- Aim: Look through the entries below and report how many lines hold the string "this". Only the number is wanted.

════════════════════

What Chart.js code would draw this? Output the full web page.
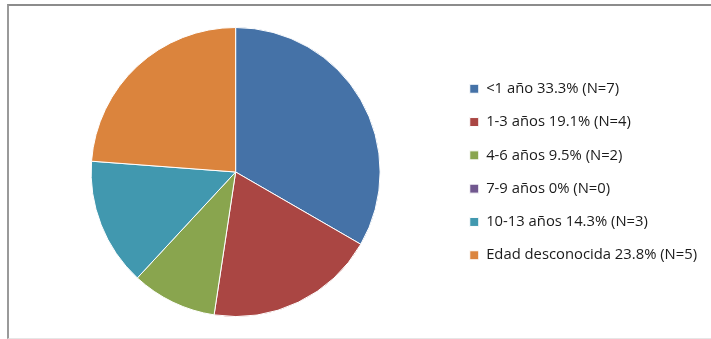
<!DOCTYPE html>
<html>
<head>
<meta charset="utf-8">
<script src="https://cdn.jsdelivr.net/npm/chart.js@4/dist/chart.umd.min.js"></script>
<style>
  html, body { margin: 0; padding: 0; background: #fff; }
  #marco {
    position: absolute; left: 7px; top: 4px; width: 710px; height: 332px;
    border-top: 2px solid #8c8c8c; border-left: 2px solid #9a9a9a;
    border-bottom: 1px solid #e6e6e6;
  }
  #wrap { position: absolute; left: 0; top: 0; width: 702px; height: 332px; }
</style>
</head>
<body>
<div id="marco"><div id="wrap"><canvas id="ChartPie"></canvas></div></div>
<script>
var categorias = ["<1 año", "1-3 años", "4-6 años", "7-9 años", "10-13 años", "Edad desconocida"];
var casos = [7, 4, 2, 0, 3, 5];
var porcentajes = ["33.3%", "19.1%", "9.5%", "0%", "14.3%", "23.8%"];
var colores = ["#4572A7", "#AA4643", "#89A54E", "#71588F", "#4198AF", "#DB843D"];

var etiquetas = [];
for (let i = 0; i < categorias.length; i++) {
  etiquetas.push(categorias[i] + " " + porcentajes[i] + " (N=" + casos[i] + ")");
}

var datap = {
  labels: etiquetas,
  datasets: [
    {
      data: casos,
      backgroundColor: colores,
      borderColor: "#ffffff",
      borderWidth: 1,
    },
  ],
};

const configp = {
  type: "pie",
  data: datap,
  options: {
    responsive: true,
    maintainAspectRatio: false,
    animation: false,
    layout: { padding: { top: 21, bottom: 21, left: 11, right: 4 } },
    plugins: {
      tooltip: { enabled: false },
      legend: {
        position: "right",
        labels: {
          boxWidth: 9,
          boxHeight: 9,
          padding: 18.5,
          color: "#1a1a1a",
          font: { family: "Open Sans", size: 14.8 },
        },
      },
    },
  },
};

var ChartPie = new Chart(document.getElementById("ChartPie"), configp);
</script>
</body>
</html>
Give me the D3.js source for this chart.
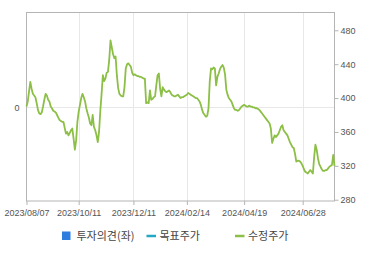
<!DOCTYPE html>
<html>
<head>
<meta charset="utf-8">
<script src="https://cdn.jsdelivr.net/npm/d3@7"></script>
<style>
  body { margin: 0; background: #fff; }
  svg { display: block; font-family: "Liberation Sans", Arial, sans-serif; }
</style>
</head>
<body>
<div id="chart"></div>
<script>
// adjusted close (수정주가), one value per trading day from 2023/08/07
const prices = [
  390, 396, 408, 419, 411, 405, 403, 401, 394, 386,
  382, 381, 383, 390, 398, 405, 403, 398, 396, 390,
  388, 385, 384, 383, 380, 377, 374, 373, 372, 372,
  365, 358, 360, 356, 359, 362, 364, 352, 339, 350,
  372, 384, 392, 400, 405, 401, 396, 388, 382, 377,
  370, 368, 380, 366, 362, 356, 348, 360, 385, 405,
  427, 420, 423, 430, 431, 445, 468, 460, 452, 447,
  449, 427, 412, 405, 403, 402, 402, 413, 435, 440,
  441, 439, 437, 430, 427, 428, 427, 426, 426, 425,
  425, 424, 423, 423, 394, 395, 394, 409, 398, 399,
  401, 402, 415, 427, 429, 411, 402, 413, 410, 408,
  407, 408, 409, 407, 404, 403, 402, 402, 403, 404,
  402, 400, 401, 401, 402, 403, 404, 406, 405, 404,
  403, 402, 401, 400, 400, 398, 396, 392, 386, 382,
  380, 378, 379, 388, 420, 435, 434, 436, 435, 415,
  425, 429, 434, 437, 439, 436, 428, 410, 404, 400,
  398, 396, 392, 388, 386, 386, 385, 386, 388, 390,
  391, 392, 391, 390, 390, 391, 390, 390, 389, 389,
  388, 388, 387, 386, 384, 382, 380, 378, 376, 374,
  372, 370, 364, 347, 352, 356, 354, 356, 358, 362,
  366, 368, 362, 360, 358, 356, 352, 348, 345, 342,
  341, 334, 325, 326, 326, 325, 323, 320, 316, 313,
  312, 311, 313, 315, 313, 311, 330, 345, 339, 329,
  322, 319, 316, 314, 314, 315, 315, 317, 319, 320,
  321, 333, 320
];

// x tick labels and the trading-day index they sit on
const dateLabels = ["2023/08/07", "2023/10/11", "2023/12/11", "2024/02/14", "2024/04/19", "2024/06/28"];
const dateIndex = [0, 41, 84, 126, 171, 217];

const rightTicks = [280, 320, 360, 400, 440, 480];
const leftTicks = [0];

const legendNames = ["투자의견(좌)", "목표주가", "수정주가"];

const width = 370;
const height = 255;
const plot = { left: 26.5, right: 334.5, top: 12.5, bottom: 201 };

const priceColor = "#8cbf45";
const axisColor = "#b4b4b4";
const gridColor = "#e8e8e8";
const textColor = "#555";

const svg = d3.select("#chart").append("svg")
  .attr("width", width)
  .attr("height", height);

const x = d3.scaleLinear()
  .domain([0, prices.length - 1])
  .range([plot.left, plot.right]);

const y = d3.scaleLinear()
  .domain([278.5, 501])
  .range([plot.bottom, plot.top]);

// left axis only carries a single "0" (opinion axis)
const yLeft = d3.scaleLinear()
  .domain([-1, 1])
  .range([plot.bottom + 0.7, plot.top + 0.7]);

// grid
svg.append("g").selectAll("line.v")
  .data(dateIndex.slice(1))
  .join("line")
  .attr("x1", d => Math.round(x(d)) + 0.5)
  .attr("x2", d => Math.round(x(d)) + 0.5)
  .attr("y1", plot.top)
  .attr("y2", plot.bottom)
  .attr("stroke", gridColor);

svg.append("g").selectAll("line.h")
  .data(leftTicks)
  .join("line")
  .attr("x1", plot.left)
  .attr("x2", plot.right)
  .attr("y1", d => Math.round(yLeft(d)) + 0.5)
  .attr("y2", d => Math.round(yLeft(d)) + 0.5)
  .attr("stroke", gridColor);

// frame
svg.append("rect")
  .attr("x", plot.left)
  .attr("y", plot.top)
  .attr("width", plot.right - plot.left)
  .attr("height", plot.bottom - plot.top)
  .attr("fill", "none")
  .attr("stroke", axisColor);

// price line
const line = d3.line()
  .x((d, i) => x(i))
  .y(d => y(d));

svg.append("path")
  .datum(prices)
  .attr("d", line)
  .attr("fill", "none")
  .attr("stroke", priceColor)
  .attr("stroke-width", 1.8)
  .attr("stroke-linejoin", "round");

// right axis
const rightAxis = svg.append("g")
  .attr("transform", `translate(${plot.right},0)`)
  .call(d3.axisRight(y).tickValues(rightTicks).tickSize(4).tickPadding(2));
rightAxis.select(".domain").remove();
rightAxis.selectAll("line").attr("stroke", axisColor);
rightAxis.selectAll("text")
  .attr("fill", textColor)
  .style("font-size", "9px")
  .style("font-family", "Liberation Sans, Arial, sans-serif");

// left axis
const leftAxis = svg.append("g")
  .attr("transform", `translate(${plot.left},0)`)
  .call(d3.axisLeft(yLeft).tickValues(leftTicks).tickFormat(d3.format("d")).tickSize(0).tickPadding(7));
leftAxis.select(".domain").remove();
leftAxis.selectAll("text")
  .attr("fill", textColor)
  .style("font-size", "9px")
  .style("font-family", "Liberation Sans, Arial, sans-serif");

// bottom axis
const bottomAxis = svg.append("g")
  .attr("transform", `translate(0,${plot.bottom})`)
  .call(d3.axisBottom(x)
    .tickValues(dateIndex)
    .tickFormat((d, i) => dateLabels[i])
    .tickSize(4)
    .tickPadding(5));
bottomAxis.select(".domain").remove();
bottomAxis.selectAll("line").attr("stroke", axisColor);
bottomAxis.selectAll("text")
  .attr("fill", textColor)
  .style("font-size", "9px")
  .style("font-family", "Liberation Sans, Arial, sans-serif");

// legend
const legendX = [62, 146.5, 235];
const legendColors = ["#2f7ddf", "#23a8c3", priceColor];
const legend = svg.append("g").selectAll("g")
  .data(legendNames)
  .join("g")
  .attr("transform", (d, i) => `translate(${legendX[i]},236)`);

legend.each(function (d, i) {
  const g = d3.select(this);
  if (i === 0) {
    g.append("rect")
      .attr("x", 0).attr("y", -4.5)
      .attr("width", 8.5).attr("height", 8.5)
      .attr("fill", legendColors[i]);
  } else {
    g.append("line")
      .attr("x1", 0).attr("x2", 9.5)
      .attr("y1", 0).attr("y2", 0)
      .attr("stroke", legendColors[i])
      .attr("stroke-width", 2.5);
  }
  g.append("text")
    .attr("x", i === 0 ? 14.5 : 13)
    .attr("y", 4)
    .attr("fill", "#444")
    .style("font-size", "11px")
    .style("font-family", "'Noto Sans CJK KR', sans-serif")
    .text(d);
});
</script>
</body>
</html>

════════════════════

- Result of the task: 3